start MATERIAL

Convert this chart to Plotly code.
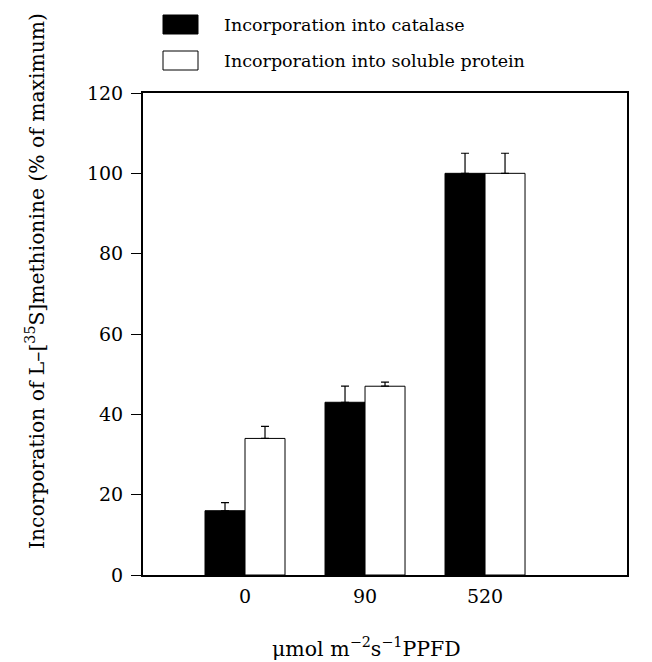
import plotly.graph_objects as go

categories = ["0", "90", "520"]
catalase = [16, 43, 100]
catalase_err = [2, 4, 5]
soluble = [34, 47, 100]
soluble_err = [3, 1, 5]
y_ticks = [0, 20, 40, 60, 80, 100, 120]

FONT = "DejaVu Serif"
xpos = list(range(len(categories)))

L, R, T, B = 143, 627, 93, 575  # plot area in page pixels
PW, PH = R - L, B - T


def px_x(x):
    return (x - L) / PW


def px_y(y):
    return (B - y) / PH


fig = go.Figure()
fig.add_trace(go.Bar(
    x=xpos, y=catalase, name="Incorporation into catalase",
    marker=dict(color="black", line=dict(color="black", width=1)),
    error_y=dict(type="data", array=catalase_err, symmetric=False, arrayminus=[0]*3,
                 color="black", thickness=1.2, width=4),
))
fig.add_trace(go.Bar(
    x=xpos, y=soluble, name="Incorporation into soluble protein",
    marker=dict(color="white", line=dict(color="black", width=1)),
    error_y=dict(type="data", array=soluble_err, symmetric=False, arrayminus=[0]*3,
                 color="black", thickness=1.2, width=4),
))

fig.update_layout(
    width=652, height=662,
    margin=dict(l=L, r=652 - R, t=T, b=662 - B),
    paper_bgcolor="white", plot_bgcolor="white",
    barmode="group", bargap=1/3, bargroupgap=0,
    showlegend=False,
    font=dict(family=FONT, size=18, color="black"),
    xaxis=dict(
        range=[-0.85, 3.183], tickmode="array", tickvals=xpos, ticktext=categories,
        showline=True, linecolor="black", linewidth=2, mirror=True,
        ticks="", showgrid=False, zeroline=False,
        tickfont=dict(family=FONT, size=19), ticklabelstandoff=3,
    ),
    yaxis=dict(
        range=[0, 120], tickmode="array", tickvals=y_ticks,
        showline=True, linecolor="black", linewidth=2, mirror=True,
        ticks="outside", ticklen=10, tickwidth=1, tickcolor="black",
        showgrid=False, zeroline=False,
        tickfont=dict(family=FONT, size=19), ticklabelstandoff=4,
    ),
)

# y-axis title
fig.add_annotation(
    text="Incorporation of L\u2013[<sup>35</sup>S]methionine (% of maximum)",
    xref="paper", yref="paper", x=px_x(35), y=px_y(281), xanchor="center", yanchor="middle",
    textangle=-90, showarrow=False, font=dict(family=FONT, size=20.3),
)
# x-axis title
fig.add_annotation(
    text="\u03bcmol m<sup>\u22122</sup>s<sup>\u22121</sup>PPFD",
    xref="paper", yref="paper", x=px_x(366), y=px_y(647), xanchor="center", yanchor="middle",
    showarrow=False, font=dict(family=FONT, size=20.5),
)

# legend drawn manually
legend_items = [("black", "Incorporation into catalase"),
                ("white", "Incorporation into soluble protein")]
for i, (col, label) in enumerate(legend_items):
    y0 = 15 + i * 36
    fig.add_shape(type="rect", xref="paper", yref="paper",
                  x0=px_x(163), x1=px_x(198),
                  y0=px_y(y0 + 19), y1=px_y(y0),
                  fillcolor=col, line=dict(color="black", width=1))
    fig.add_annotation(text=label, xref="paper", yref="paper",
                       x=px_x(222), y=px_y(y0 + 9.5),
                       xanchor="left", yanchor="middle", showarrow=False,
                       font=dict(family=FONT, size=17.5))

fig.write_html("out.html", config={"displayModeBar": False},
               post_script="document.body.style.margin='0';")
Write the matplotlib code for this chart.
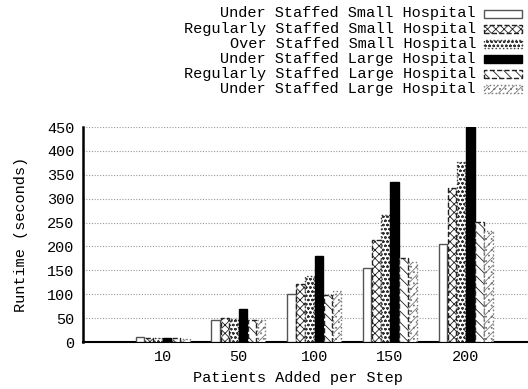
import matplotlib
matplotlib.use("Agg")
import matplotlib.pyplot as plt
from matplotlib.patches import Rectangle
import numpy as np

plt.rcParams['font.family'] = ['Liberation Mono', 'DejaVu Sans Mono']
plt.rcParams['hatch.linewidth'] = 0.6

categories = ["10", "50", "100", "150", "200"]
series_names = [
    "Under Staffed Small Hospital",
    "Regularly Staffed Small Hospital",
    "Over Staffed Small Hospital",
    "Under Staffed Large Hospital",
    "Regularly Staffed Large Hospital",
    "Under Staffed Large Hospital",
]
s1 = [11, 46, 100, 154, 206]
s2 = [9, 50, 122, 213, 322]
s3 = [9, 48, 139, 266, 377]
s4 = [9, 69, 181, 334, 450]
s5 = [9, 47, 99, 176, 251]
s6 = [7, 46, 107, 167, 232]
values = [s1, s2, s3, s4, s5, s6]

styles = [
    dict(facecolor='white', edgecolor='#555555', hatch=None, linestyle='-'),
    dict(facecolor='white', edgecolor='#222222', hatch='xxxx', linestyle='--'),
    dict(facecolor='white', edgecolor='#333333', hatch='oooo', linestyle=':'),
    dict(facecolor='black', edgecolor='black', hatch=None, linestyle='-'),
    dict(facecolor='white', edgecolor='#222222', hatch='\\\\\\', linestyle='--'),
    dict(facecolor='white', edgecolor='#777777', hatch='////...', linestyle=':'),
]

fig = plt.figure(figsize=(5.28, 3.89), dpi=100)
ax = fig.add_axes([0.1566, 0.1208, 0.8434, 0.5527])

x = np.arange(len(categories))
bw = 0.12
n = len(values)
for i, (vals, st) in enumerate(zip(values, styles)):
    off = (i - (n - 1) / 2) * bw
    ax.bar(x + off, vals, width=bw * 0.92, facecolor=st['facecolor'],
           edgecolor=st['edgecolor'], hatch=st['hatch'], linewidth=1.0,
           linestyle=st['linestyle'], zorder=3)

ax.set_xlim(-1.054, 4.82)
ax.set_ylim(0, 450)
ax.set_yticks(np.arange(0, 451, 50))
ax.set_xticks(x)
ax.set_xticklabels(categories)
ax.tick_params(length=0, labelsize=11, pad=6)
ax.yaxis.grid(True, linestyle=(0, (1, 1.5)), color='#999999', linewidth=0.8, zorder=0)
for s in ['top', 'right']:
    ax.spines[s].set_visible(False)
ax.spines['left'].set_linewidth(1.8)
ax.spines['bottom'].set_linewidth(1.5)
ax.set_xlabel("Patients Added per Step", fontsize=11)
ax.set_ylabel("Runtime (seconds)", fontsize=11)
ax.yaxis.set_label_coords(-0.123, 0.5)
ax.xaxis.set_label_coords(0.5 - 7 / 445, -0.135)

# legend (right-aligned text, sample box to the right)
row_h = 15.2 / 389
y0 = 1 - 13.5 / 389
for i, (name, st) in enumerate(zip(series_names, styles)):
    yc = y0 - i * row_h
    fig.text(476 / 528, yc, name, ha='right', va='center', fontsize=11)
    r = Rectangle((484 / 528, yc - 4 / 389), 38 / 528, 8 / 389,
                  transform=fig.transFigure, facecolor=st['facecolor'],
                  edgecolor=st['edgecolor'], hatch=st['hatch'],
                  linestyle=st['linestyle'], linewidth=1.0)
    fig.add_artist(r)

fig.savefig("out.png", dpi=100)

end MATERIAL
start MATERIAL

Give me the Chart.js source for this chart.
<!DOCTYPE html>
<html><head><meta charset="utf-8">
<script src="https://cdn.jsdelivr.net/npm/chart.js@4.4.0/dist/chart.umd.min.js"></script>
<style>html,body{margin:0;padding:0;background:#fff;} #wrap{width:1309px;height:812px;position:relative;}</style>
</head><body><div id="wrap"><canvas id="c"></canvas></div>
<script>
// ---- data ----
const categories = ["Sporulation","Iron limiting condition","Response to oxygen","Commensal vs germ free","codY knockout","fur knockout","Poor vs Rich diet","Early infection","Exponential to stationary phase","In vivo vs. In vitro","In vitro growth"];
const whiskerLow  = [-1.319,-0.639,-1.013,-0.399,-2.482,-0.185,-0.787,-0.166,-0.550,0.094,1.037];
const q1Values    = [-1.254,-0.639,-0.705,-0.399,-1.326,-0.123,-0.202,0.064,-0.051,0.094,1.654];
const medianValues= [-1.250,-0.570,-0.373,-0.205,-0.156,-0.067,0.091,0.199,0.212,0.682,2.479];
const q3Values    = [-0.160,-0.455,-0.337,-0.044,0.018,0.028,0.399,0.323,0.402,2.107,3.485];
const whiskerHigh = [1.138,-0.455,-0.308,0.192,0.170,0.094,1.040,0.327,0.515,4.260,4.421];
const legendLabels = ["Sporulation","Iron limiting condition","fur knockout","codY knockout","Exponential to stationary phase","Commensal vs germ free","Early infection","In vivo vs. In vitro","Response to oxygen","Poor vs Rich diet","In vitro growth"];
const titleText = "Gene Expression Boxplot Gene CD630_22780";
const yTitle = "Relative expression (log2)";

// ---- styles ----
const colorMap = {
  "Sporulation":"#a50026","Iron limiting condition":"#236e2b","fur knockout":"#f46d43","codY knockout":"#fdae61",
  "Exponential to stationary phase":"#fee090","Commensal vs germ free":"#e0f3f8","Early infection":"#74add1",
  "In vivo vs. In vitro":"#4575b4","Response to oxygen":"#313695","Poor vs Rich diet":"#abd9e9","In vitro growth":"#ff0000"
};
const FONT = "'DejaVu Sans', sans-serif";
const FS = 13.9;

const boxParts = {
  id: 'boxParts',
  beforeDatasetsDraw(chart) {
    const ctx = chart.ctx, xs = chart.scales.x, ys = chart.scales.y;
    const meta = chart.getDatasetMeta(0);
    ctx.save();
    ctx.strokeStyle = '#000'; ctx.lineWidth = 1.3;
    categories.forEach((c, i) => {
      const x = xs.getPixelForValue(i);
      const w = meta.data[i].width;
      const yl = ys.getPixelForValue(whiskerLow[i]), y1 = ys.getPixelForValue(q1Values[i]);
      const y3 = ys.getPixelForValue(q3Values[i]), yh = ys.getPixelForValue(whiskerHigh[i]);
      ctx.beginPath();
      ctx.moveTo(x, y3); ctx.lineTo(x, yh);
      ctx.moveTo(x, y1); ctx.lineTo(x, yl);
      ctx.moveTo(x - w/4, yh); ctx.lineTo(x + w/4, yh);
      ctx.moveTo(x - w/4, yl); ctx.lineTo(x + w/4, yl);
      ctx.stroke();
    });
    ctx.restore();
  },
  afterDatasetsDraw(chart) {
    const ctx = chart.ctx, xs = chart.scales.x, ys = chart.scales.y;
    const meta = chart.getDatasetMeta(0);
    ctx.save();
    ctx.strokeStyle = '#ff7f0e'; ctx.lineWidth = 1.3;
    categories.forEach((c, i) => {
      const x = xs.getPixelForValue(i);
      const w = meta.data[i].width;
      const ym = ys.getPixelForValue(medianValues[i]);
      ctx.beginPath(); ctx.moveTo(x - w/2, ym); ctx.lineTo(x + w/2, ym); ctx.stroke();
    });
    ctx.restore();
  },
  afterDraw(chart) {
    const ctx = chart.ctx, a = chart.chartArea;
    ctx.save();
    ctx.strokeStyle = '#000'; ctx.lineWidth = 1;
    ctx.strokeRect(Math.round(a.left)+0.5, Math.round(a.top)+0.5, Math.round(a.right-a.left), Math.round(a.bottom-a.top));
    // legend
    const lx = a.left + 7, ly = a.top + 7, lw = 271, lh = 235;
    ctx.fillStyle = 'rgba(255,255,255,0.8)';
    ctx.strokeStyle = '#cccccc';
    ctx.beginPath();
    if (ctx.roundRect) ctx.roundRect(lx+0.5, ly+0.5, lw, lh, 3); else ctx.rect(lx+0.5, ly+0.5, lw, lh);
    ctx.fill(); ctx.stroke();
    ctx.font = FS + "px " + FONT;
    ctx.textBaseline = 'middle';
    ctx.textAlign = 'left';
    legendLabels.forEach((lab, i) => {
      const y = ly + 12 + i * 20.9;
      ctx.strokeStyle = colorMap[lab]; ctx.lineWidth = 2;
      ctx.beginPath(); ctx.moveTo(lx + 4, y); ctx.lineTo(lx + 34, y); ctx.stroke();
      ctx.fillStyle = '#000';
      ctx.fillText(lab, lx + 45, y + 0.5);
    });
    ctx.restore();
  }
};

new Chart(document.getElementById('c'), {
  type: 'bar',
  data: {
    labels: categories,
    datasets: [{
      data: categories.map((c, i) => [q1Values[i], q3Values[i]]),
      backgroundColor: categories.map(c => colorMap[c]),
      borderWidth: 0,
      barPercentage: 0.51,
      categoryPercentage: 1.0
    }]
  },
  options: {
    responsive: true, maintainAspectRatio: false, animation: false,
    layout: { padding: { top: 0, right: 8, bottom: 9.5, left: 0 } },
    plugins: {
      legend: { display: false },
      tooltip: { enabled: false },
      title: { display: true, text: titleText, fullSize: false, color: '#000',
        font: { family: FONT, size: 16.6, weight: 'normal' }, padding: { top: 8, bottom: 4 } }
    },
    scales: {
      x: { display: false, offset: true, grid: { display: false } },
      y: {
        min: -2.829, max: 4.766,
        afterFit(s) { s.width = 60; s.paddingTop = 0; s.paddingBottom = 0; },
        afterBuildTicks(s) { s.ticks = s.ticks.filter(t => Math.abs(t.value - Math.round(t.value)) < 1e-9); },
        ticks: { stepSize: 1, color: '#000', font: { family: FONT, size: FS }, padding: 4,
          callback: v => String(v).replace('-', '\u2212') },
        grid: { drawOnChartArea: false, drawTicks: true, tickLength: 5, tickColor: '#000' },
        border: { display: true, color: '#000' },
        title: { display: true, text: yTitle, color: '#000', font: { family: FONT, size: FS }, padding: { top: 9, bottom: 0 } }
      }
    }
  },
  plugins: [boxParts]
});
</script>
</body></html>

end MATERIAL
start MATERIAL

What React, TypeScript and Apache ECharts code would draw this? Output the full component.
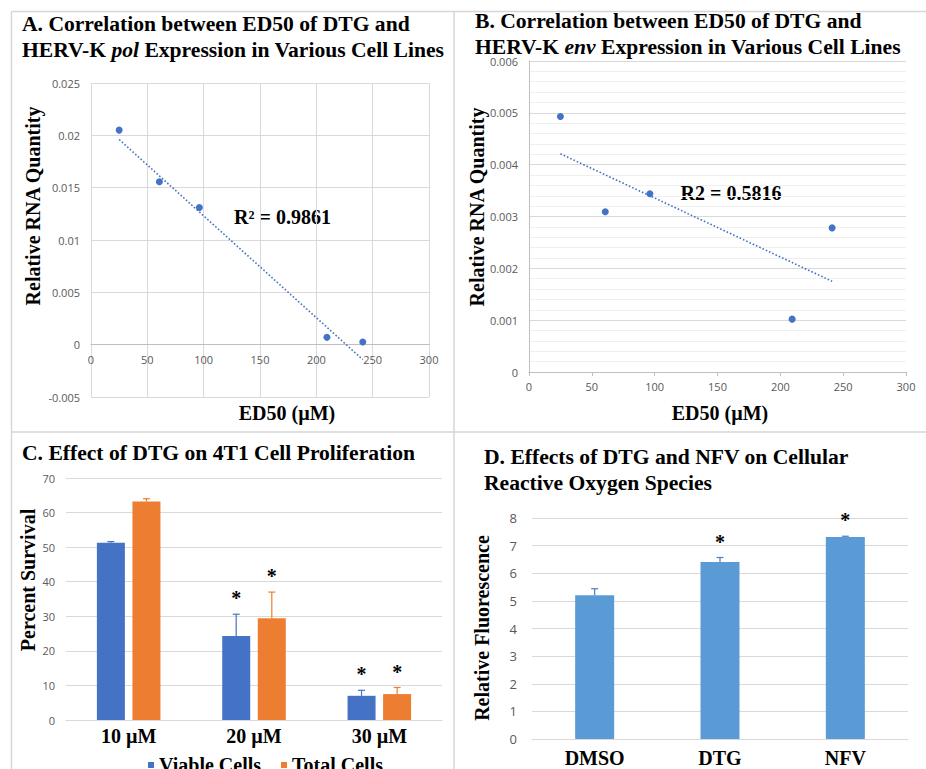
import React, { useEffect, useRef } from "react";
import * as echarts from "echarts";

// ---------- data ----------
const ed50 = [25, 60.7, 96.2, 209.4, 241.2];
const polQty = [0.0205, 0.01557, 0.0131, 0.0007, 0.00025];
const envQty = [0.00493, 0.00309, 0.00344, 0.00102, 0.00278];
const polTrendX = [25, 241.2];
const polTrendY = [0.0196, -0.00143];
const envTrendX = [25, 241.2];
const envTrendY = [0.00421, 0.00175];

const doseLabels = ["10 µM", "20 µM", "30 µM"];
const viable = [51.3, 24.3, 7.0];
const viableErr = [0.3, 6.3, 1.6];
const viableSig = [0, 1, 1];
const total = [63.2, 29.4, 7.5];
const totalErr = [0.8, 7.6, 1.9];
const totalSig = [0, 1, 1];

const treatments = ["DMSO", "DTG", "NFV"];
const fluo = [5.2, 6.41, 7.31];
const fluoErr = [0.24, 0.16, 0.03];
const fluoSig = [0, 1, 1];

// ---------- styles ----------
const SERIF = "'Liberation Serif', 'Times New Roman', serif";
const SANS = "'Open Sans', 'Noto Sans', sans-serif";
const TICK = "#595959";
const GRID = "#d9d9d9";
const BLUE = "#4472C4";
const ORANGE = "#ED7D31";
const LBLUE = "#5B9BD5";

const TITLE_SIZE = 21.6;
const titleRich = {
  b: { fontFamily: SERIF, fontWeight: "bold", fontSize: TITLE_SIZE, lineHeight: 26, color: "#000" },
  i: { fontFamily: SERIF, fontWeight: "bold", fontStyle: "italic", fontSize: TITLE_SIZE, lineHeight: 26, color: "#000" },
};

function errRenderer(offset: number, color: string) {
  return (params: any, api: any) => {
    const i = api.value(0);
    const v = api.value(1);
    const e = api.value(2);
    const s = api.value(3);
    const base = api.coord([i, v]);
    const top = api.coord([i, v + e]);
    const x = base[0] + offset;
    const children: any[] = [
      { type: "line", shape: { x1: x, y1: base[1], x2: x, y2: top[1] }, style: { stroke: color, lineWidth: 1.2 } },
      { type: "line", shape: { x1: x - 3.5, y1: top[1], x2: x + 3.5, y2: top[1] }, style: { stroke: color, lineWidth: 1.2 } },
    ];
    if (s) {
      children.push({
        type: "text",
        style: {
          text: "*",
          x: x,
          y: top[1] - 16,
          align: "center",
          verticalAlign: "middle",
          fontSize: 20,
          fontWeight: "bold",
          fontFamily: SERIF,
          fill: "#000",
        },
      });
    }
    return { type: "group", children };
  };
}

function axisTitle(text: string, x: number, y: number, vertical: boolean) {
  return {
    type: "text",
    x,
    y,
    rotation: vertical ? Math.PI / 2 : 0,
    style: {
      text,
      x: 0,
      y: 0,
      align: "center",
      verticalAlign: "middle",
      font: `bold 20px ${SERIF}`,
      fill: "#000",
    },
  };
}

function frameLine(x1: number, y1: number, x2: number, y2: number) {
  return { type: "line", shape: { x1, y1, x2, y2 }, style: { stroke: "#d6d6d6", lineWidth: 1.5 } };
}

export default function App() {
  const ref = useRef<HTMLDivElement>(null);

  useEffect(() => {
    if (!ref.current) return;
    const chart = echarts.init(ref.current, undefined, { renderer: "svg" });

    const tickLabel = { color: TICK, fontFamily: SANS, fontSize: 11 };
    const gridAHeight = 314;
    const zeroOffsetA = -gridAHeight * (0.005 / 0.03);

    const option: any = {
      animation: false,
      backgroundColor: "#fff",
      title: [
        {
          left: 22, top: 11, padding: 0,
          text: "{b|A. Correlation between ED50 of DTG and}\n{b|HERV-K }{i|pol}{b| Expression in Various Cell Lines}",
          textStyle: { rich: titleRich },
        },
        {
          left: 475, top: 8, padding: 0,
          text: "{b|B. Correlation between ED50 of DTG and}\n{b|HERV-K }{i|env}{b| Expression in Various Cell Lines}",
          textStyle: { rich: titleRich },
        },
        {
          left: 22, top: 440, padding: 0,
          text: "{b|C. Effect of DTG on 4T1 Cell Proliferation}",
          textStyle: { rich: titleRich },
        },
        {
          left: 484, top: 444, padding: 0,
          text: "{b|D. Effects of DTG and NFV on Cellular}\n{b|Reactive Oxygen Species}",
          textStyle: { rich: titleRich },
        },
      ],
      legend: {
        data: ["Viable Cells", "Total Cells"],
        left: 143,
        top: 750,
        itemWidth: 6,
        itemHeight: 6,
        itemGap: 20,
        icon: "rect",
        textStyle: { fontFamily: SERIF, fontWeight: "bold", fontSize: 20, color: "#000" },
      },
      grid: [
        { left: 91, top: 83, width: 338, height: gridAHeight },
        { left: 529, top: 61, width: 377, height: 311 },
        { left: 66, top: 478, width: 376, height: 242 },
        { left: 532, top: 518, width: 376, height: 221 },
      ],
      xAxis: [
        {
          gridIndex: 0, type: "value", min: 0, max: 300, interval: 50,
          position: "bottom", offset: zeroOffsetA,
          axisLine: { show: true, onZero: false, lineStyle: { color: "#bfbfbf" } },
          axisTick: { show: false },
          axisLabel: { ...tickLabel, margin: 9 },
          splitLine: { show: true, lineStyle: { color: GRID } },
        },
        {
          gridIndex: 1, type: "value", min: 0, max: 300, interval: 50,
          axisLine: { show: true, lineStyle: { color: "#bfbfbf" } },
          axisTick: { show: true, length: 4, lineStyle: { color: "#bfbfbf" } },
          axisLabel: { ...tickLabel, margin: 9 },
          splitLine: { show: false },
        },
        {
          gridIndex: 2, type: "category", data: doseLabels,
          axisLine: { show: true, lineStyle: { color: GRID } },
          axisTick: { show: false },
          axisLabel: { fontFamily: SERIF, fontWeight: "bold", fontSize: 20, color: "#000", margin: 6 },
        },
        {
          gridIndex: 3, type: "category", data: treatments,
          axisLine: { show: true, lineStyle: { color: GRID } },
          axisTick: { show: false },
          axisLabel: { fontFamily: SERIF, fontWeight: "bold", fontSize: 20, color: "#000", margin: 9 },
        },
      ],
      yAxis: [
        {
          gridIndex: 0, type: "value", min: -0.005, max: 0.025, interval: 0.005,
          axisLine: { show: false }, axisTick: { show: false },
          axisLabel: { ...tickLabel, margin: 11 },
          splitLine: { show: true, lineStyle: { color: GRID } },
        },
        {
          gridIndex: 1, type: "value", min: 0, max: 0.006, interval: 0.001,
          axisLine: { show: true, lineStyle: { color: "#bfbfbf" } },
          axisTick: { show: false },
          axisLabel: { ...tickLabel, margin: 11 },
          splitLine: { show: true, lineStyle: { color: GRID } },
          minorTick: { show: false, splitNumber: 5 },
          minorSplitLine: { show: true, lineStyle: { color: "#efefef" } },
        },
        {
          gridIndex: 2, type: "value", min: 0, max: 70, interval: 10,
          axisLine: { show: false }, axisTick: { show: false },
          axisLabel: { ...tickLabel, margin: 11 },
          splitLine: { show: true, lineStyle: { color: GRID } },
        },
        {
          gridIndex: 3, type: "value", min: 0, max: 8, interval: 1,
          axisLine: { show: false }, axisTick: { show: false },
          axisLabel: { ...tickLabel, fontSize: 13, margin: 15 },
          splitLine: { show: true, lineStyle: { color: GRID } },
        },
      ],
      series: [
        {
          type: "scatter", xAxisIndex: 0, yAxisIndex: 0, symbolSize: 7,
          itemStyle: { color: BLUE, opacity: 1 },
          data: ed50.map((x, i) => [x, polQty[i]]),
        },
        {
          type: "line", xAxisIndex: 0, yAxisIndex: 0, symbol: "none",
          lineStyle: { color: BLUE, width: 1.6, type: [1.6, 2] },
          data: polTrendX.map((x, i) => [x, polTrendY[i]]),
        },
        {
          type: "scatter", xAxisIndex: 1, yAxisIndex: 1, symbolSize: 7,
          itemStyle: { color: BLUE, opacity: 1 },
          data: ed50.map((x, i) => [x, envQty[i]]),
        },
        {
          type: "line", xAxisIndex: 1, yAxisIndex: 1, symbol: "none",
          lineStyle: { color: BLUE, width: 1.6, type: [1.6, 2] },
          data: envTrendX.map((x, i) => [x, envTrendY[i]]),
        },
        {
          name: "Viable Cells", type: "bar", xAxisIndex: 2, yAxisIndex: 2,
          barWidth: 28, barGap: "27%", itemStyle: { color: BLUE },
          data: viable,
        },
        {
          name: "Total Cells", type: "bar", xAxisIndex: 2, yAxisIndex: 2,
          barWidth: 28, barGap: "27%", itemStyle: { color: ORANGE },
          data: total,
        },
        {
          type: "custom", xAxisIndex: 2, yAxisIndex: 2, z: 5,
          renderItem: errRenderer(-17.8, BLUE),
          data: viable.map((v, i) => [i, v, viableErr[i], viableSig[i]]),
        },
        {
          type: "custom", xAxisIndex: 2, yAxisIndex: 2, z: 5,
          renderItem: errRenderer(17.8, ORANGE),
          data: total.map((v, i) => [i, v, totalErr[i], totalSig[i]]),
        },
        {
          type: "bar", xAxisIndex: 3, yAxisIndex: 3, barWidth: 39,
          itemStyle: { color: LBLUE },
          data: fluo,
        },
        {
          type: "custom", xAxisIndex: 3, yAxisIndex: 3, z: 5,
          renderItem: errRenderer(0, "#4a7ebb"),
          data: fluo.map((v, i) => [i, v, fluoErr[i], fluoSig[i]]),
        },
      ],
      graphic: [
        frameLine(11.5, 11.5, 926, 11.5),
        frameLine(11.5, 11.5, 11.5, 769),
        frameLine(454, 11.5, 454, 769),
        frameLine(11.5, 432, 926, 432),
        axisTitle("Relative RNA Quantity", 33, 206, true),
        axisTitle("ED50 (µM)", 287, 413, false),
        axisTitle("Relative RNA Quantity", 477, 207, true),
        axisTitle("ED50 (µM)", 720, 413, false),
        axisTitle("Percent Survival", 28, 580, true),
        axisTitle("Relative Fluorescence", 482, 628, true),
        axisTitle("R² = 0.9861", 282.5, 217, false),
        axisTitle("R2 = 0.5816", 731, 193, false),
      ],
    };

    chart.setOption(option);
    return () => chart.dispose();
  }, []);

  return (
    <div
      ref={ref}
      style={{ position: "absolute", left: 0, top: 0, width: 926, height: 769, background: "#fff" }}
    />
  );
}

end MATERIAL

• [CHALLENGE]: Locate the lines above that contain "this" and copy them.

• [WRITTEN ANSWER]:
Convert this chart to Plotly code.
Write the matplotlib code for this chart.
Give me the Chart.js source for this chart.
What React, TypeScript and Apache ECharts code would draw this? Output the full component.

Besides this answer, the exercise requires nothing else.